• [YOUR OBJECTIVE]
Check each line of the listing below for the string "seaborn", and copy the ones that have it.

• [TASK MATERIAL]
>> Start

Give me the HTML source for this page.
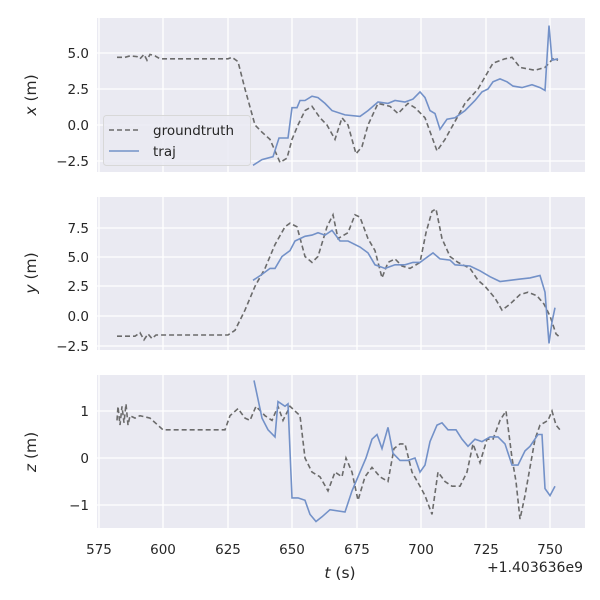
<!DOCTYPE html>
<html><head><meta charset="utf-8"><style>body{margin:0;background:#fff}svg{display:block}text{font-family:"DejaVu Sans","Liberation Sans",sans-serif;fill:#262626}</style></head>
<body>
<svg id="s" width="600" height="600" xmlns="http://www.w3.org/2000/svg">
<rect width="600" height="600" fill="#fff"/>
<g id="g"></g>
<text x="340" y="578" font-size="15.5" text-anchor="middle"><tspan font-style="italic">t</tspan> (s)</text>
<text x="583" y="572" font-size="14" text-anchor="end">+1.403636e9</text>
<text transform="translate(36,95) rotate(-90)" font-size="15.5" text-anchor="middle"><tspan font-style="italic">x</tspan> (m)</text>
<text transform="translate(36,273) rotate(-90)" font-size="15.5" text-anchor="middle"><tspan font-style="italic">y</tspan> (m)</text>
<text transform="translate(36,452) rotate(-90)" font-size="15.5" text-anchor="middle"><tspan font-style="italic">z</tspan> (m)</text>
</svg>
<script>
const g=document.getElementById('g');let h='';
const xt=[[575,99],[600,163],[625,228],[650,292],[675,357],[700,421],[725,486],[750,550]];
const panels=[
{y0:18,y1:172,ticks:[[53,'5.0'],[89,'2.5'],[125,'0.0'],[161,'−2.5']],f:v=>125-v*14.4,
gt:[[117,4.7],[125,4.7],[130,4.8],[137,4.75],[140,4.6],[144,4.9],[147,4.5],[150,4.9],[155,4.8],[160,4.6],[228,4.6],[232,4.7],[238,4.4],[245,2.5],[255,0],[262,-0.5],[270,-1],[280,-2.6],[287,-2.3],[292,-1],[298,0],[305,1],[312,1.3],[320,0.5],[327,0],[335,-1],[342,0.5],[348,0],[356,-2],[362,-1.5],[368,0],[378,1.5],[390,1.3],[398,0.8],[408,1.5],[415,1.2],[425,0.5],[437,-1.8],[445,-1],[453,0],[465,1.5],[478,2.5],[493,4.3],[505,4.6],[512,4.7],[520,4],[535,3.8],[545,4],[553,4.6],[558,4.5]],
tr:[[253,-2.8],[262,-2.4],[273,-2.2],[279,-0.9],[288,-0.9],[292,1.2],[297,1.2],[300,1.7],[305,1.7],[312,2.0],[318,1.9],[325,1.5],[332,1.0],[345,0.7],[360,0.6],[368,1.0],[378,1.6],[388,1.5],[395,1.7],[405,1.6],[413,1.8],[420,2.3],[425,1.9],[430,1.0],[435,0.8],[440,-0.3],[447,0.4],[455,0.5],[465,1.0],[475,1.7],[482,2.3],[488,2.5],[493,3.0],[500,3.2],[507,3.0],[513,2.7],[522,2.6],[532,2.8],[540,2.6],[545,2.4],[549,6.9],[552,4.5],[558,4.6]]},
{y0:197,y1:350,ticks:[[228,'7.5'],[257,'5.0'],[286,'2.5'],[316,'0.0'],[346,'−2.5']],f:v=>316-v*11.9,
gt:[[117,-1.7],[135,-1.7],[140,-1.4],[144,-2],[148,-1.5],[152,-1.9],[156,-1.6],[228,-1.6],[235,-1.2],[245,0.5],[255,2.5],[265,4],[275,6],[285,7.5],[290,7.8],[297,7.5],[305,5],[312,4.5],[318,5],[327,7.5],[333,8.5],[338,6.5],[348,7],[355,8.5],[360,8.3],[368,6.5],[375,5.5],[382,3.2],[388,4.5],[395,4.8],[402,4.2],[410,4.0],[420,4.5],[426,7.0],[432,8.8],[436,9.0],[442,6.5],[450,5.0],[458,4.5],[470,4.0],[478,3.0],[485,2.5],[495,1.5],[502,0.5],[510,1.0],[520,1.8],[528,2.0],[537,1.7],[544,1.0],[550,0],[556,-1.5],[560,-1.8]],
tr:[[253,3.0],[262,3.5],[270,4.0],[275,4.0],[282,5.0],[290,5.5],[295,6.3],[305,6.7],[312,6.8],[318,7.0],[325,6.8],[332,7.2],[340,6.3],[348,6.3],[360,5.8],[368,5.3],[375,4.3],[385,4.0],[395,4.3],[405,4.3],[413,4.5],[420,4.5],[428,5.0],[433,5.3],[440,4.8],[450,4.7],[455,4.3],[470,4.2],[480,3.8],[490,3.3],[500,2.9],[510,3.0],[520,3.1],[530,3.2],[540,3.4],[545,2.0],[549,-2.3],[552,-0.5],[555,0.7]]},
{y0:375,y1:528,ticks:[[411,'1'],[458,'0'],[505,'−1']],f:v=>458-v*47,
gt:[[117,0.8],[118,1.1],[120,0.7],[122,1.1],[124,0.75],[126,1.15],[128,0.7],[130,0.9],[135,0.85],[140,0.9],[150,0.85],[163,0.6],[225,0.6],[230,0.9],[238,1.05],[245,0.85],[250,0.8],[256,1.1],[265,0.9],[272,0.8],[278,1.1],[283,0.8],[290,1.1],[295,1.0],[300,0.9],[305,0.0],[312,-0.3],[320,-0.4],[328,-0.7],[335,-0.3],[342,-0.4],[346,0.0],[352,-0.3],[358,-0.9],[365,-0.4],[372,-0.2],[380,-0.4],[388,-0.5],[394,0.2],[400,0.3],[405,0.3],[412,-0.3],[420,-0.6],[425,-0.8],[432,-1.2],[438,-0.3],[445,-0.5],[452,-0.6],[460,-0.6],[467,-0.3],[473,0.3],[480,-0.1],[487,0.4],[493,0.4],[500,0.8],[506,1.0],[512,0.0],[516,-0.5],[520,-1.3],[525,-0.8],[530,-0.2],[535,0.4],[540,0.7],[548,0.8],[552,1.0],[556,0.7],[560,0.6]],
tr:[[254,1.65],[262,0.85],[268,0.6],[275,0.45],[278,1.2],[285,1.1],[288,1.15],[292,-0.85],[298,-0.85],[305,-0.9],[310,-1.2],[316,-1.35],[322,-1.25],[330,-1.1],[345,-1.15],[352,-0.7],[360,-0.3],[366,0.0],[372,0.4],[377,0.5],[382,0.2],[388,0.65],[393,0.1],[400,-0.05],[408,-0.05],[415,0.0],[420,-0.3],[425,-0.15],[430,0.35],[437,0.7],[442,0.75],[448,0.6],[456,0.6],[462,0.4],[468,0.25],[475,0.4],[482,0.35],[490,0.45],[498,0.45],[505,0.3],[512,-0.15],[518,-0.15],[525,0.15],[530,0.25],[538,0.5],[542,0.5],[545,-0.65],[550,-0.8],[555,-0.6]]}];
panels.forEach((p,i)=>{
h+=`<rect x="97" y="${p.y0}" width="488" height="${p.y1-p.y0}" fill="#eaeaf2"/>`;
xt.forEach(t=>{h+=`<line x1="${t[1]}" x2="${t[1]}" y1="${p.y0}" y2="${p.y1}" stroke="#fff" stroke-width="1.3"/>`;});
p.ticks.forEach(t=>{h+=`<line x1="97" x2="585" y1="${t[0]}" y2="${t[0]}" stroke="#fff" stroke-width="1.3"/><text x="89" y="${t[0]+5}" font-size="13.5" text-anchor="end">${t[1]}</text>`;});
const pts=a=>a.map(q=>q[0]+','+p.f(q[1]).toFixed(1)).join(' ');
h+=`<polyline points="${pts(p.gt)}" fill="none" stroke="#6b6b6b" stroke-width="1.6" stroke-dasharray="5,3"/>`;
h+=`<polyline points="${pts(p.tr)}" fill="none" stroke="#7391c8" stroke-width="1.6"/>`;
});
xt.forEach(t=>{h+=`<text x="${t[1]}" y="554" font-size="13.5" text-anchor="middle">${t[0]}</text>`;});
h+=`<rect x="103.5" y="115.5" width="147" height="50" rx="3" fill="#eaeaf2" fill-opacity="0.85" stroke="#d8d8d8"/>`;
h+=`<line x1="109" x2="139" y1="130" y2="130" stroke="#6b6b6b" stroke-width="1.6" stroke-dasharray="5,3"/><text x="153" y="135" font-size="13.5">groundtruth</text>`;
h+=`<line x1="109" x2="139" y1="151" y2="151" stroke="#7391c8" stroke-width="1.6"/><text x="153" y="156" font-size="13.5">traj</text>`;
g.innerHTML=h;
</script>
</body></html>
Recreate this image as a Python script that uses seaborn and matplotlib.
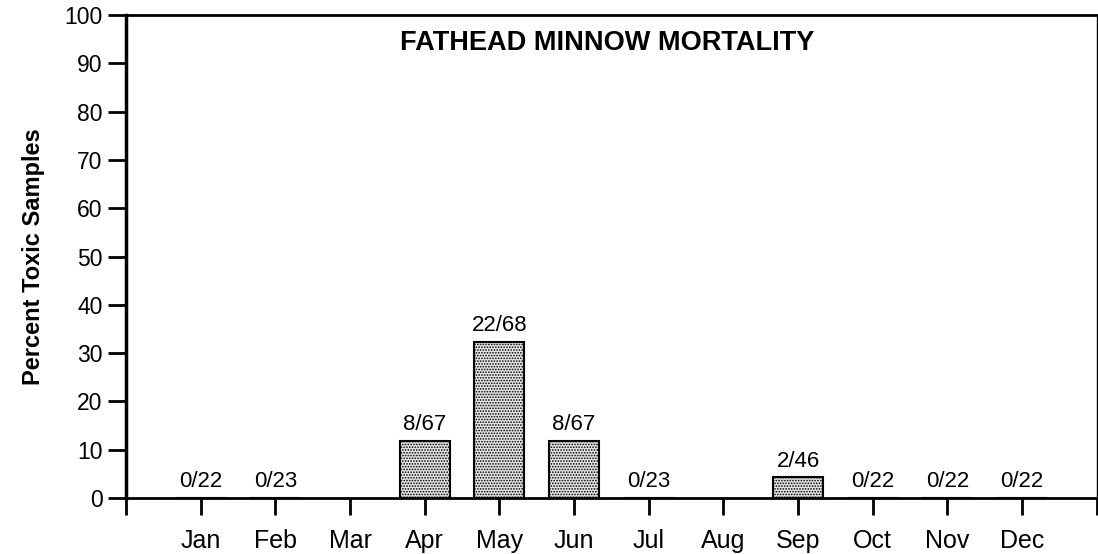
import numpy as np
import pandas as pd
import matplotlib
matplotlib.use("Agg")
import matplotlib.pyplot as plt
import seaborn as sns

# Monthly toxicity data (percent of samples toxic, NaN = no samples)
months = ["Jan", "Feb", "Mar", "Apr", "May", "Jun", "Jul", "Aug", "Sep", "Oct", "Nov", "Dec"]
pct_toxic = [0, 0, np.nan, 11.9, 32.4, 11.9, 0, np.nan, 4.3, 0, 0, 0]
ratio_labels = ["0/22", "0/23", "", "8/67", "22/68", "8/67", "0/23", "", "2/46", "0/22", "0/22", "0/22"]

df = pd.DataFrame({"month": months, "pct": pct_toxic, "label": ratio_labels})

sns.set_style("white")
plt.rcParams["font.family"] = ["Liberation Sans", "DejaVu Sans"]
plt.rcParams["text.color"] = "black"
plt.rcParams["xtick.color"] = "black"
plt.rcParams["ytick.color"] = "black"
plt.rcParams["axes.labelcolor"] = "black"
plt.rcParams["hatch.color"] = "#555555"
plt.rcParams["hatch.linewidth"] = 0.8

fig = plt.figure(figsize=(10.98, 5.54), dpi=100)
ax = fig.add_axes([0.1148, 0.101, 0.884, 0.872])

sns.barplot(data=df.dropna(), x="month", y="pct", order=months, color="#d0d0d0",
            edgecolor="black", linewidth=1.5, width=0.67, ax=ax)
for bar in ax.patches:
    bar.set_hatch("......")
    bar.set_facecolor("#e4e4e4")

# ratio labels above each month
for i, row in df.iterrows():
    if row["label"]:
        h = 0 if np.isnan(row["pct"]) else row["pct"]
        ax.annotate(row["label"], (i, h), xytext=(0, 4), textcoords="offset points",
                    ha="center", va="bottom", fontsize=16)

ax.set_xlim(-1, 12)
ax.set_ylim(0, 100)
ax.set_yticks(np.arange(0, 101, 10))
ax.set_xticks(range(12))
ax.set_xticklabels(months, fontsize=18)
ax.set_xticks([-1, 12], minor=True)
ax.tick_params(axis="y", labelsize=16.5, direction="out", length=13, width=2, left=True, pad=4)
ax.tick_params(axis="x", which="both", direction="out", length=12, width=2, bottom=True, pad=10)
ax.set_xlabel("")
ax.set_ylabel("Percent Toxic Samples", fontsize=17, fontweight="bold", labelpad=14)

for side, lw in [("left", 2.5), ("bottom", 2), ("top", 2), ("right", 1)]:
    ax.spines[side].set_visible(True)
    ax.spines[side].set_linewidth(lw)
    ax.spines[side].set_color("black")

ax.text(5.45, 94.2, "FATHEAD MINNOW MORTALITY", ha="center", va="center",
        fontsize=19.5, fontweight="bold")

fig.savefig("out.png", dpi=100)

>> End

• [THE RESPONSE]
Recreate this image as a Python script that uses seaborn and matplotlib.
import seaborn as sns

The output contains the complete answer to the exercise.